▸ Aim: Restate the data exactly as given and keep the pictures out.

▸ Data block:
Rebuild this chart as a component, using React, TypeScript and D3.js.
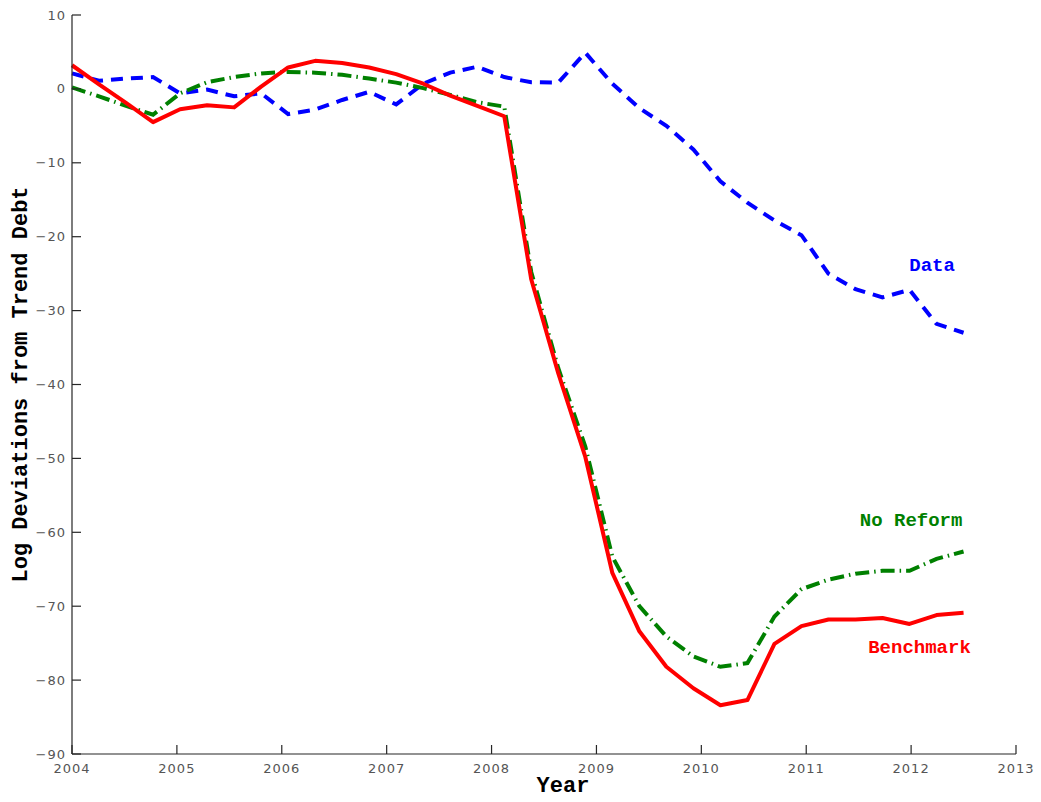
import React from "react";
import * as d3 from "d3";

const N = 34;
const years: number[] = d3.range(N).map((i) => 2004 + (i * 8.5) / 33);

const benchmark: number[] = [
  3.2, 0.6, -1.9, -4.5, -2.75, -2.2, -2.5, 0.3, 2.9, 3.8,
  3.5, 2.9, 2.0, 0.7, -0.9, -2.3, -3.7, -25.8, -38.5, -49.8,
  -65.5, -73.4, -78.2, -81.1, -83.4, -82.7, -75.1, -72.7, -71.8, -71.8,
  -71.6, -72.4, -71.2, -70.9,
];
const noReform: number[] = [
  0.2, -1.0, -2.3, -3.5, -0.6, 0.9, 1.6, 2.1, 2.3, 2.2,
  1.9, 1.4, 0.85, 0.1, -0.8, -1.8, -2.4, -24.8, -37.8, -48.4,
  -63.3, -70.0, -74.1, -76.8, -78.2, -77.7, -71.4, -67.7, -66.4, -65.6,
  -65.2, -65.2, -63.6, -62.6,
];
const dataSeries: number[] = [
  2.1, 1.1, 1.4, 1.6, -0.6, -0.1, -1.0, -0.6, -3.4, -2.8,
  -1.5, -0.4, -2.1, 0.7, 2.2, 3.0, 1.6, 0.9, 0.85, 4.9,
  0.7, -2.6, -5.0, -8.2, -12.5, -15.4, -17.8, -19.8, -25.0, -27.1,
  -28.2, -27.2, -31.8, -33.0,
];

const xTicks: number[] = d3.range(2004, 2014);
const yTicks: number[] = d3.range(-90, 11, 10);

const annotations = [
  { text: "Data", x: 2012.2, y: -24.6, color: "#0000ff" },
  { text: "No Reform", x: 2012.0, y: -59.1, color: "#008000" },
  { text: "Benchmark", x: 2012.08, y: -76.3, color: "#ff0000" },
];

const W = 1041;
const H = 802;
const left = 72;
const right = 1016;
const top = 15;
const bottom = 754;

export default function App() {
  const x = d3.scaleLinear().domain([2004, 2013]).range([left, right]);
  const y = d3.scaleLinear().domain([-90, 10]).range([bottom, top]);

  const line = d3
    .line<number>()
    .x((_, i) => x(years[i]))
    .y((d) => y(d));

  const tickFont = "'DejaVu Sans', sans-serif";
  const monoFont = "'Liberation Mono', 'Courier New', monospace";

  return (
    <svg
      width={W}
      height={H}
      style={{ position: "absolute", left: 0, top: 0, background: "#fff" }}
    >
      <rect x={0} y={0} width={W} height={H} fill="#fff" />
      <path
        d={line(dataSeries) || ""}
        fill="none"
        stroke="#0000ff"
        strokeWidth={4}
        strokeDasharray="12,8"
      />
      <path
        d={line(noReform) || ""}
        fill="none"
        stroke="#008000"
        strokeWidth={4}
        strokeDasharray="14,5,1.5,5"
      />
      <path
        d={line(benchmark) || ""}
        fill="none"
        stroke="#ff0000"
        strokeWidth={4}
        strokeLinejoin="round"
      />
      <line x1={left} x2={left} y1={top} y2={bottom} stroke="#262626" strokeWidth={1.2} />
      <line x1={left} x2={right} y1={bottom} y2={bottom} stroke="#262626" strokeWidth={1.2} />
      {yTicks.map((t) => (
        <g key={"y" + t}>
          <line x1={left} x2={left + 9} y1={y(t)} y2={y(t)} stroke="#262626" strokeWidth={1.2} />
          <text
            x={left - 6}
            y={y(t)}
            dy="0.35em"
            textAnchor="end"
            fontFamily={tickFont}
            fontSize={13}
            letterSpacing={1}
            fill="#555"
          >
            {t < 0 ? "\u2212" + Math.abs(t) : String(t)}
          </text>
        </g>
      ))}
      {xTicks.map((t) => (
        <g key={"x" + t}>
          <line x1={x(t)} x2={x(t)} y1={bottom} y2={bottom - 9} stroke="#262626" strokeWidth={1.2} />
          <text
            x={x(t)}
            y={bottom + 19}
            textAnchor="middle"
            fontFamily={tickFont}
            fontSize={13}
            letterSpacing={1}
            fill="#555"
          >
            {t}
          </text>
        </g>
      ))}
      <text
        x={563}
        y={792}
        textAnchor="middle"
        fontFamily={monoFont}
        fontWeight="bold"
        fontSize={22}
        fill="#000"
      >
        Year
      </text>
      <text
        transform={`translate(27,${(top + bottom) / 2}) rotate(-90)`}
        textAnchor="middle"
        fontFamily={monoFont}
        fontWeight="bold"
        fontSize={22}
        fill="#000"
      >
        Log Deviations from Trend Debt
      </text>
      {annotations.map((a) => (
        <text
          key={a.text}
          x={x(a.x)}
          y={y(a.y)}
          textAnchor="middle"
          fontFamily={monoFont}
          fontWeight="bold"
          fontSize={19}
          fill={a.color}
        >
          {a.text}
        </text>
      ))}
    </svg>
  );
}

▸ Result for this exercise:
Rebuild this chart as a component, using React, TypeScript and D3.js.
import React from "react";
import * as d3 from "d3";

const N = 34;
const years: number[] = d3.range(N).map((i) => 2004 + (i * 8.5) / 33);

const benchmark: number[] = [
  3.2, 0.6, -1.9, -4.5, -2.75, -2.2, -2.5, 0.3, 2.9, 3.8,
  3.5, 2.9, 2.0, 0.7, -0.9, -2.3, -3.7, -25.8, -38.5, -49.8,
  -65.5, -73.4, -78.2, -81.1, -83.4, -82.7, -75.1, -72.7, -71.8, -71.8,
  -71.6, -72.4, -71.2, -70.9,
];
const noReform: number[] = [
  0.2, -1.0, -2.3, -3.5, -0.6, 0.9, 1.6, 2.1, 2.3, 2.2,
  1.9, 1.4, 0.85, 0.1, -0.8, -1.8, -2.4, -24.8, -37.8, -48.4,
  -63.3, -70.0, -74.1, -76.8, -78.2, -77.7, -71.4, -67.7, -66.4, -65.6,
  -65.2, -65.2, -63.6, -62.6,
];
const dataSeries: number[] = [
  2.1, 1.1, 1.4, 1.6, -0.6, -0.1, -1.0, -0.6, -3.4, -2.8,
  -1.5, -0.4, -2.1, 0.7, 2.2, 3.0, 1.6, 0.9, 0.85, 4.9,
  0.7, -2.6, -5.0, -8.2, -12.5, -15.4, -17.8, -19.8, -25.0, -27.1,
  -28.2, -27.2, -31.8, -33.0,
];

const xTicks: number[] = d3.range(2004, 2014);
const yTicks: number[] = d3.range(-90, 11, 10);

const annotations = [
  { text: "Data", x: 2012.2, y: -24.6, color: "#0000ff" },
  { text: "No Reform", x: 2012.0, y: -59.1, color: "#008000" },
  { text: "Benchmark", x: 2012.08, y: -76.3, color: "#ff0000" },
];

const W = 1041;
const H = 802;
const left = 72;
const right = 1016;
const top = 15;
const bottom = 754;

export default function App() {
  const x = d3.scaleLinear().domain([2004, 2013]).range([left, right]);
  const y = d3.scaleLinear().domain([-90, 10]).range([bottom, top]);

  const line = d3
    .line<number>()
    .x((_, i) => x(years[i]))
    .y((d) => y(d));

  const tickFont = "'DejaVu Sans', sans-serif";
  const monoFont = "'Liberation Mono', 'Courier New', monospace";

  return (
    <svg
      width={W}
      height={H}
      style={{ position: "absolute", left: 0, top: 0, background: "#fff" }}
    >
      <rect x={0} y={0} width={W} height={H} fill="#fff" />
      <path
        d={line(dataSeries) || ""}
        fill="none"
        stroke="#0000ff"
        strokeWidth={4}
        strokeDasharray="12,8"
      />
      <path
        d={line(noReform) || ""}
        fill="none"
        stroke="#008000"
        strokeWidth={4}
        strokeDasharray="14,5,1.5,5"
      />
      <path
        d={line(benchmark) || ""}
        fill="none"
        stroke="#ff0000"
        strokeWidth={4}
        strokeLinejoin="round"
      />
      <line x1={left} x2={left} y1={top} y2={bottom} stroke="#262626" strokeWidth={1.2} />
      <line x1={left} x2={right} y1={bottom} y2={bottom} stroke="#262626" strokeWidth={1.2} />
      {yTicks.map((t) => (
        <g key={"y" + t}>
          <line x1={left} x2={left + 9} y1={y(t)} y2={y(t)} stroke="#262626" strokeWidth={1.2} />
          <text
            x={left - 6}
            y={y(t)}
            dy="0.35em"
            textAnchor="end"
            fontFamily={tickFont}
            fontSize={13}
            letterSpacing={1}
            fill="#555"
          >
            {t < 0 ? "\u2212" + Math.abs(t) : String(t)}
          </text>
        </g>
      ))}
      {xTicks.map((t) => (
        <g key={"x" + t}>
          <line x1={x(t)} x2={x(t)} y1={bottom} y2={bottom - 9} stroke="#262626" strokeWidth={1.2} />
          <text
            x={x(t)}
            y={bottom + 19}
            textAnchor="middle"
            fontFamily={tickFont}
            fontSize={13}
            letterSpacing={1}
            fill="#555"
          >
            {t}
          </text>
        </g>
      ))}
      <text
        x={563}
        y={792}
        textAnchor="middle"
        fontFamily={monoFont}
        fontWeight="bold"
        fontSize={22}
        fill="#000"
      >
        Year
      </text>
      <text
        transform={`translate(27,${(top + bottom) / 2}) rotate(-90)`}
        textAnchor="middle"
        fontFamily={monoFont}
        fontWeight="bold"
        fontSize={22}
        fill="#000"
      >
        Log Deviations from Trend Debt
      </text>
      {annotations.map((a) => (
        <text
          key={a.text}
          x={x(a.x)}
          y={y(a.y)}
          textAnchor="middle"
          fontFamily={monoFont}
          fontWeight="bold"
          fontSize={19}
          fill={a.color}
        >
          {a.text}
        </text>
      ))}
    </svg>
  );
}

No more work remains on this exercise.